**What is being asked**
Word for word, print each line of the listing below; pictures stay out.

begin Information provided

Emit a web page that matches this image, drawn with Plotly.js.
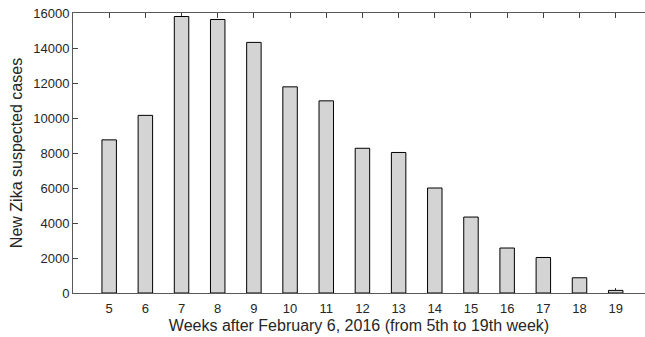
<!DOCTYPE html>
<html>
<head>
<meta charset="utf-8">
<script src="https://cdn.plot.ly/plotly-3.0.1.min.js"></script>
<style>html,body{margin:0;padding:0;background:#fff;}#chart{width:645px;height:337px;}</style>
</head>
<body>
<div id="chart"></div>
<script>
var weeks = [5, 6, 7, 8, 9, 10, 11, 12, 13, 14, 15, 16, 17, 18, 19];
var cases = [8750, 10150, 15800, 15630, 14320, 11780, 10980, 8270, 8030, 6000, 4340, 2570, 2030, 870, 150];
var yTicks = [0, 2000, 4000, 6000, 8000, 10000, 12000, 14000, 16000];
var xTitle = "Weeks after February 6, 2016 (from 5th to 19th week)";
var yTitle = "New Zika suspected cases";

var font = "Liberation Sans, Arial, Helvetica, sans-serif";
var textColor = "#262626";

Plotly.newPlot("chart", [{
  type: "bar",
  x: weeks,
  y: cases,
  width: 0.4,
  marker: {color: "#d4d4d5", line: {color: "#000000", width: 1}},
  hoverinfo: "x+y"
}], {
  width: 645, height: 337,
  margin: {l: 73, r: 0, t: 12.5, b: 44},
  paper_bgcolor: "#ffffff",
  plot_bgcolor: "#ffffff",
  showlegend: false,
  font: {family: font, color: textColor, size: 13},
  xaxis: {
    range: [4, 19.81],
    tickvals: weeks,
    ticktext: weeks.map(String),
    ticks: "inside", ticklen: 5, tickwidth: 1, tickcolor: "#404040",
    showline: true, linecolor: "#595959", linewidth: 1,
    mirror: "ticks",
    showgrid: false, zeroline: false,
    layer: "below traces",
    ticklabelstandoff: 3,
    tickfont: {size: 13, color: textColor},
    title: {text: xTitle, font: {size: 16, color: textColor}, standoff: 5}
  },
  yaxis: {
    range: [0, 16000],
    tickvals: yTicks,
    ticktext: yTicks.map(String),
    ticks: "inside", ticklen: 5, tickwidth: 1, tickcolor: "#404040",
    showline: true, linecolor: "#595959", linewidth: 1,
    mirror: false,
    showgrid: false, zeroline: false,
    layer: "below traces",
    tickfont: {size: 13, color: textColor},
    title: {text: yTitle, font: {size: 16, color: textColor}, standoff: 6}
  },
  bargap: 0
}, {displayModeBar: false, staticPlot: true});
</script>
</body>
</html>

end Information provided

**Exercise answer**
Emit a web page that matches this image, drawn with Plotly.js.
<!DOCTYPE html>
<html>
<head>
<meta charset="utf-8">
<script src="https://cdn.plot.ly/plotly-3.0.1.min.js"></script>
<style>html,body{margin:0;padding:0;background:#fff;}#chart{width:645px;height:337px;}</style>
</head>
<body>
<div id="chart"></div>
<script>
var weeks = [5, 6, 7, 8, 9, 10, 11, 12, 13, 14, 15, 16, 17, 18, 19];
var cases = [8750, 10150, 15800, 15630, 14320, 11780, 10980, 8270, 8030, 6000, 4340, 2570, 2030, 870, 150];
var yTicks = [0, 2000, 4000, 6000, 8000, 10000, 12000, 14000, 16000];
var xTitle = "Weeks after February 6, 2016 (from 5th to 19th week)";
var yTitle = "New Zika suspected cases";

var font = "Liberation Sans, Arial, Helvetica, sans-serif";
var textColor = "#262626";

Plotly.newPlot("chart", [{
  type: "bar",
  x: weeks,
  y: cases,
  width: 0.4,
  marker: {color: "#d4d4d5", line: {color: "#000000", width: 1}},
  hoverinfo: "x+y"
}], {
  width: 645, height: 337,
  margin: {l: 73, r: 0, t: 12.5, b: 44},
  paper_bgcolor: "#ffffff",
  plot_bgcolor: "#ffffff",
  showlegend: false,
  font: {family: font, color: textColor, size: 13},
  xaxis: {
    range: [4, 19.81],
    tickvals: weeks,
    ticktext: weeks.map(String),
    ticks: "inside", ticklen: 5, tickwidth: 1, tickcolor: "#404040",
    showline: true, linecolor: "#595959", linewidth: 1,
    mirror: "ticks",
    showgrid: false, zeroline: false,
    layer: "below traces",
    ticklabelstandoff: 3,
    tickfont: {size: 13, color: textColor},
    title: {text: xTitle, font: {size: 16, color: textColor}, standoff: 5}
  },
  yaxis: {
    range: [0, 16000],
    tickvals: yTicks,
    ticktext: yTicks.map(String),
    ticks: "inside", ticklen: 5, tickwidth: 1, tickcolor: "#404040",
    showline: true, linecolor: "#595959", linewidth: 1,
    mirror: false,
    showgrid: false, zeroline: false,
    layer: "below traces",
    tickfont: {size: 13, color: textColor},
    title: {text: yTitle, font: {size: 16, color: textColor}, standoff: 6}
  },
  bargap: 0
}, {displayModeBar: false, staticPlot: true});
</script>
</body>
</html>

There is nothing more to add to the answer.